Part of a data file
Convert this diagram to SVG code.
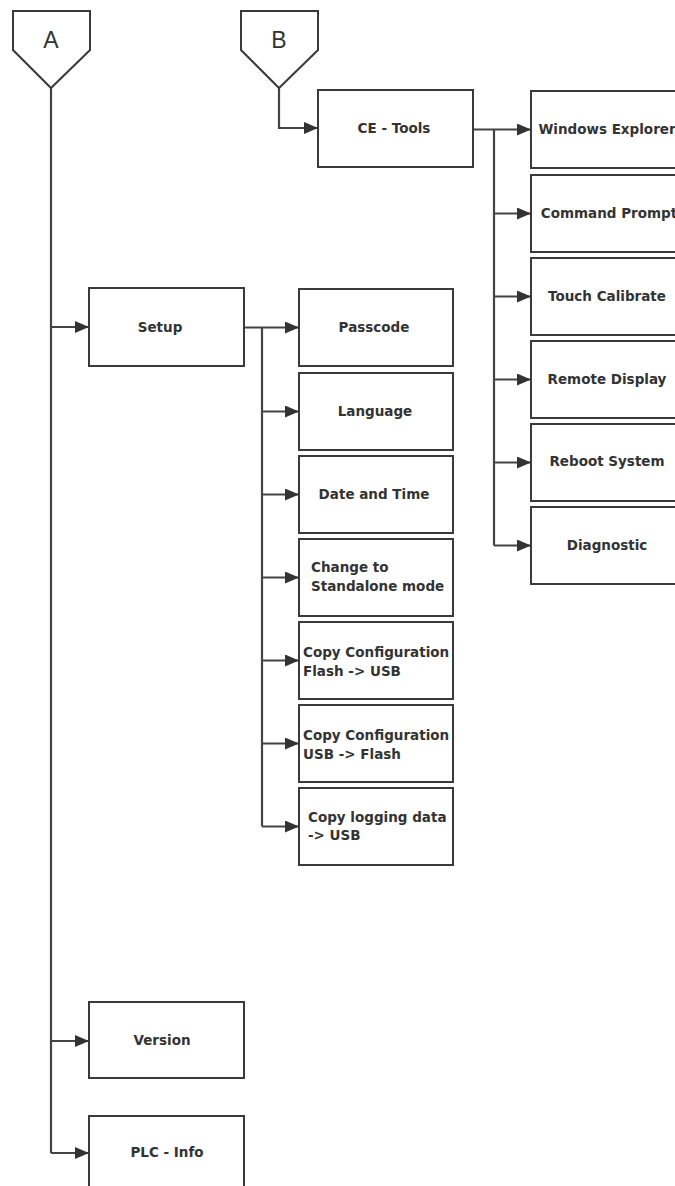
<svg xmlns="http://www.w3.org/2000/svg" width="675" height="1186" viewBox="0 0 675 1186">
<style>
  .box { fill: #fff; stroke: #3a3a3a; stroke-width: 2; }
  .conn { fill: none; stroke: #444; stroke-width: 2.2; }
  .lbl { font-family: "DejaVu Sans", "Liberation Sans", sans-serif; font-weight: bold; font-size: 13.5px; fill: #333; }
  .mid { text-anchor: middle; }
  .off { font-family: "Liberation Sans", Arial, sans-serif; font-size: 23px; fill: #333; text-anchor: middle; }
</style>
<defs>
  <marker id="arr" viewBox="0 0 14 12" refX="14" refY="6" markerWidth="14" markerHeight="12" markerUnits="userSpaceOnUse" orient="auto">
    <path d="M0,0 L14,6 L0,12 Z" fill="#333"/>
  </marker>
</defs>
<rect width="675" height="1186" fill="#fff"/>

<g id="connectors">
  <path class="conn" d="M51,88 V1153"/>
  <path class="conn" d="M51,327 H89" marker-end="url(#arr)"/>
  <path class="conn" d="M51,1041 H89" marker-end="url(#arr)"/>
  <path class="conn" d="M51,1153 H89" marker-end="url(#arr)"/>
  <path class="conn" d="M279,88 V128 H318" marker-end="url(#arr)"/>
  <path class="conn" d="M473,129.5 H531" marker-end="url(#arr)"/>
  <path class="conn" d="M494,129.5 V545.5"/>
  <path class="conn" d="M494,213.5 H531" marker-end="url(#arr)"/>
  <path class="conn" d="M494,296.5 H531" marker-end="url(#arr)"/>
  <path class="conn" d="M494,379.5 H531" marker-end="url(#arr)"/>
  <path class="conn" d="M494,462.5 H531" marker-end="url(#arr)"/>
  <path class="conn" d="M494,545.5 H531" marker-end="url(#arr)"/>
  <path class="conn" d="M244,327.5 H299" marker-end="url(#arr)"/>
  <path class="conn" d="M262,327.5 V826.5"/>
  <path class="conn" d="M262,411.5 H299" marker-end="url(#arr)"/>
  <path class="conn" d="M262,494.5 H299" marker-end="url(#arr)"/>
  <path class="conn" d="M262,577.5 H299" marker-end="url(#arr)"/>
  <path class="conn" d="M262,660.5 H299" marker-end="url(#arr)"/>
  <path class="conn" d="M262,743.5 H299" marker-end="url(#arr)"/>
  <path class="conn" d="M262,826.5 H299" marker-end="url(#arr)"/>
</g>

<g id="offpage-A">
  <polygon class="box" points="13,11 90,11 90,50 51,88 13,50"/>
  <text class="off" x="51" y="48">A</text>
</g>
<g id="offpage-B">
  <polygon class="box" points="241,11 318,11 318,50 279,88 241,50"/>
  <text class="off" x="279" y="48">B</text>
</g>

<g id="ce-tools">
  <rect class="box" x="318" y="90" width="155" height="77"/>
  <text class="lbl mid" x="394" y="133">CE - Tools</text>
</g>
<g id="windows-explorer">
  <rect class="box" x="531" y="91" width="155" height="77"/>
  <text class="lbl mid" x="607" y="134">Windows Explorer</text>
</g>
<g id="command-prompt">
  <rect class="box" x="531" y="175" width="155" height="77"/>
  <text class="lbl mid" x="609" y="218">Command Prompt</text>
</g>
<g id="touch-calibrate">
  <rect class="box" x="531" y="258" width="155" height="77"/>
  <text class="lbl mid" x="607" y="301">Touch Calibrate</text>
</g>
<g id="remote-display">
  <rect class="box" x="531" y="341" width="155" height="77"/>
  <text class="lbl mid" x="607" y="384">Remote Display</text>
</g>
<g id="reboot-system">
  <rect class="box" x="531" y="424" width="155" height="77"/>
  <text class="lbl mid" x="607" y="466">Reboot System</text>
</g>
<g id="diagnostic">
  <rect class="box" x="531" y="507" width="155" height="77"/>
  <text class="lbl mid" x="607" y="550">Diagnostic</text>
</g>

<g id="setup">
  <rect class="box" x="89" y="288" width="155" height="78"/>
  <text class="lbl mid" x="160" y="332">Setup</text>
</g>
<g id="passcode">
  <rect class="box" x="299" y="289" width="154" height="77"/>
  <text class="lbl mid" x="374" y="332">Passcode</text>
</g>
<g id="language">
  <rect class="box" x="299" y="373" width="154" height="77"/>
  <text class="lbl mid" x="375" y="416">Language</text>
</g>
<g id="date-time">
  <rect class="box" x="299" y="456" width="154" height="77"/>
  <text class="lbl mid" x="374" y="499">Date and Time</text>
</g>
<g id="standalone">
  <rect class="box" x="299" y="539" width="154" height="77"/>
  <text class="lbl" x="311" y="572">Change to</text>
  <text class="lbl" x="311" y="591">Standalone mode</text>
</g>
<g id="copy-flash-usb">
  <rect class="box" x="299" y="622" width="154" height="77"/>
  <text class="lbl" x="303" y="657">Copy Configuration</text>
  <text class="lbl" x="303" y="676">Flash -&gt; USB</text>
</g>
<g id="copy-usb-flash">
  <rect class="box" x="299" y="705" width="154" height="77"/>
  <text class="lbl" x="303" y="740">Copy Configuration</text>
  <text class="lbl" x="303" y="759">USB -&gt; Flash</text>
</g>
<g id="copy-logging">
  <rect class="box" x="299" y="788" width="154" height="77"/>
  <text class="lbl" x="308" y="822">Copy logging data</text>
  <text class="lbl" x="308" y="840">-&gt; USB</text>
</g>

<g id="version">
  <rect class="box" x="89" y="1002" width="155" height="76"/>
  <text class="lbl mid" x="162" y="1045">Version</text>
</g>
<g id="plc-info">
  <rect class="box" x="89" y="1116" width="155" height="80"/>
  <text class="lbl mid" x="167" y="1157">PLC - Info</text>
</g>
</svg>
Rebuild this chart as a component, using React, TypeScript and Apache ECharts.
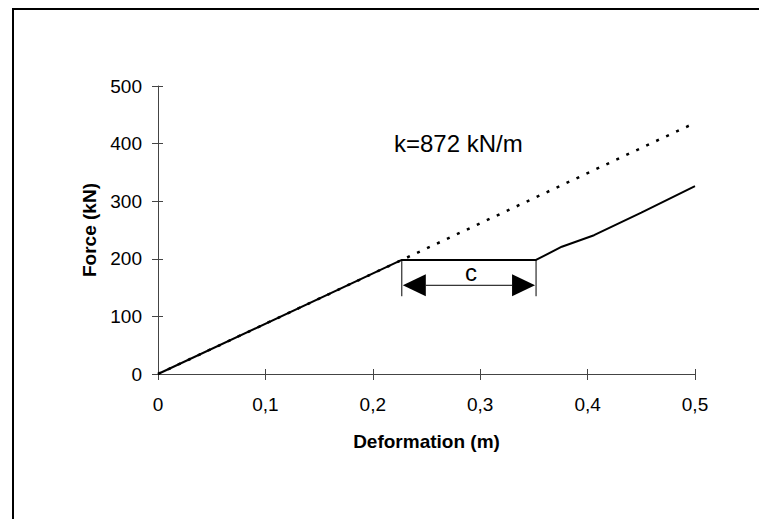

• **Task description**: Each line of the data should be quoted exactly, with pictures left out.

• **Reply**:
Convert this diagram to SVG code.
<svg xmlns="http://www.w3.org/2000/svg" width="675" height="1186" viewBox="0 0 675 1186">
<style>
  .box { fill: #fff; stroke: #3a3a3a; stroke-width: 2; }
  .conn { fill: none; stroke: #444; stroke-width: 2.2; }
  .lbl { font-family: "DejaVu Sans", "Liberation Sans", sans-serif; font-weight: bold; font-size: 13.5px; fill: #333; }
  .mid { text-anchor: middle; }
  .off { font-family: "Liberation Sans", Arial, sans-serif; font-size: 23px; fill: #333; text-anchor: middle; }
</style>
<defs>
  <marker id="arr" viewBox="0 0 14 12" refX="14" refY="6" markerWidth="14" markerHeight="12" markerUnits="userSpaceOnUse" orient="auto">
    <path d="M0,0 L14,6 L0,12 Z" fill="#333"/>
  </marker>
</defs>
<rect width="675" height="1186" fill="#fff"/>

<g id="connectors">
  <path class="conn" d="M51,88 V1153"/>
  <path class="conn" d="M51,327 H89" marker-end="url(#arr)"/>
  <path class="conn" d="M51,1041 H89" marker-end="url(#arr)"/>
  <path class="conn" d="M51,1153 H89" marker-end="url(#arr)"/>
  <path class="conn" d="M279,88 V128 H318" marker-end="url(#arr)"/>
  <path class="conn" d="M473,129.5 H531" marker-end="url(#arr)"/>
  <path class="conn" d="M494,129.5 V545.5"/>
  <path class="conn" d="M494,213.5 H531" marker-end="url(#arr)"/>
  <path class="conn" d="M494,296.5 H531" marker-end="url(#arr)"/>
  <path class="conn" d="M494,379.5 H531" marker-end="url(#arr)"/>
  <path class="conn" d="M494,462.5 H531" marker-end="url(#arr)"/>
  <path class="conn" d="M494,545.5 H531" marker-end="url(#arr)"/>
  <path class="conn" d="M244,327.5 H299" marker-end="url(#arr)"/>
  <path class="conn" d="M262,327.5 V826.5"/>
  <path class="conn" d="M262,411.5 H299" marker-end="url(#arr)"/>
  <path class="conn" d="M262,494.5 H299" marker-end="url(#arr)"/>
  <path class="conn" d="M262,577.5 H299" marker-end="url(#arr)"/>
  <path class="conn" d="M262,660.5 H299" marker-end="url(#arr)"/>
  <path class="conn" d="M262,743.5 H299" marker-end="url(#arr)"/>
  <path class="conn" d="M262,826.5 H299" marker-end="url(#arr)"/>
</g>

<g id="offpage-A">
  <polygon class="box" points="13,11 90,11 90,50 51,88 13,50"/>
  <text class="off" x="51" y="48">A</text>
</g>
<g id="offpage-B">
  <polygon class="box" points="241,11 318,11 318,50 279,88 241,50"/>
  <text class="off" x="279" y="48">B</text>
</g>

<g id="ce-tools">
  <rect class="box" x="318" y="90" width="155" height="77"/>
  <text class="lbl mid" x="394" y="133">CE - Tools</text>
</g>
<g id="windows-explorer">
  <rect class="box" x="531" y="91" width="155" height="77"/>
  <text class="lbl mid" x="607" y="134">Windows Explorer</text>
</g>
<g id="command-prompt">
  <rect class="box" x="531" y="175" width="155" height="77"/>
  <text class="lbl mid" x="609" y="218">Command Prompt</text>
</g>
<g id="touch-calibrate">
  <rect class="box" x="531" y="258" width="155" height="77"/>
  <text class="lbl mid" x="607" y="301">Touch Calibrate</text>
</g>
<g id="remote-display">
  <rect class="box" x="531" y="341" width="155" height="77"/>
  <text class="lbl mid" x="607" y="384">Remote Display</text>
</g>
<g id="reboot-system">
  <rect class="box" x="531" y="424" width="155" height="77"/>
  <text class="lbl mid" x="607" y="466">Reboot System</text>
</g>
<g id="diagnostic">
  <rect class="box" x="531" y="507" width="155" height="77"/>
  <text class="lbl mid" x="607" y="550">Diagnostic</text>
</g>

<g id="setup">
  <rect class="box" x="89" y="288" width="155" height="78"/>
  <text class="lbl mid" x="160" y="332">Setup</text>
</g>
<g id="passcode">
  <rect class="box" x="299" y="289" width="154" height="77"/>
  <text class="lbl mid" x="374" y="332">Passcode</text>
</g>
<g id="language">
  <rect class="box" x="299" y="373" width="154" height="77"/>
  <text class="lbl mid" x="375" y="416">Language</text>
</g>
<g id="date-time">
  <rect class="box" x="299" y="456" width="154" height="77"/>
  <text class="lbl mid" x="374" y="499">Date and Time</text>
</g>
<g id="standalone">
  <rect class="box" x="299" y="539" width="154" height="77"/>
  <text class="lbl" x="311" y="572">Change to</text>
  <text class="lbl" x="311" y="591">Standalone mode</text>
</g>
<g id="copy-flash-usb">
  <rect class="box" x="299" y="622" width="154" height="77"/>
  <text class="lbl" x="303" y="657">Copy Configuration</text>
  <text class="lbl" x="303" y="676">Flash -&gt; USB</text>
</g>
<g id="copy-usb-flash">
  <rect class="box" x="299" y="705" width="154" height="77"/>
  <text class="lbl" x="303" y="740">Copy Configuration</text>
  <text class="lbl" x="303" y="759">USB -&gt; Flash</text>
</g>
<g id="copy-logging">
  <rect class="box" x="299" y="788" width="154" height="77"/>
  <text class="lbl" x="308" y="822">Copy logging data</text>
  <text class="lbl" x="308" y="840">-&gt; USB</text>
</g>

<g id="version">
  <rect class="box" x="89" y="1002" width="155" height="76"/>
  <text class="lbl mid" x="162" y="1045">Version</text>
</g>
<g id="plc-info">
  <rect class="box" x="89" y="1116" width="155" height="80"/>
  <text class="lbl mid" x="167" y="1157">PLC - Info</text>
</g>
</svg>
Rebuild this chart as a component, using React, TypeScript and Apache ECharts.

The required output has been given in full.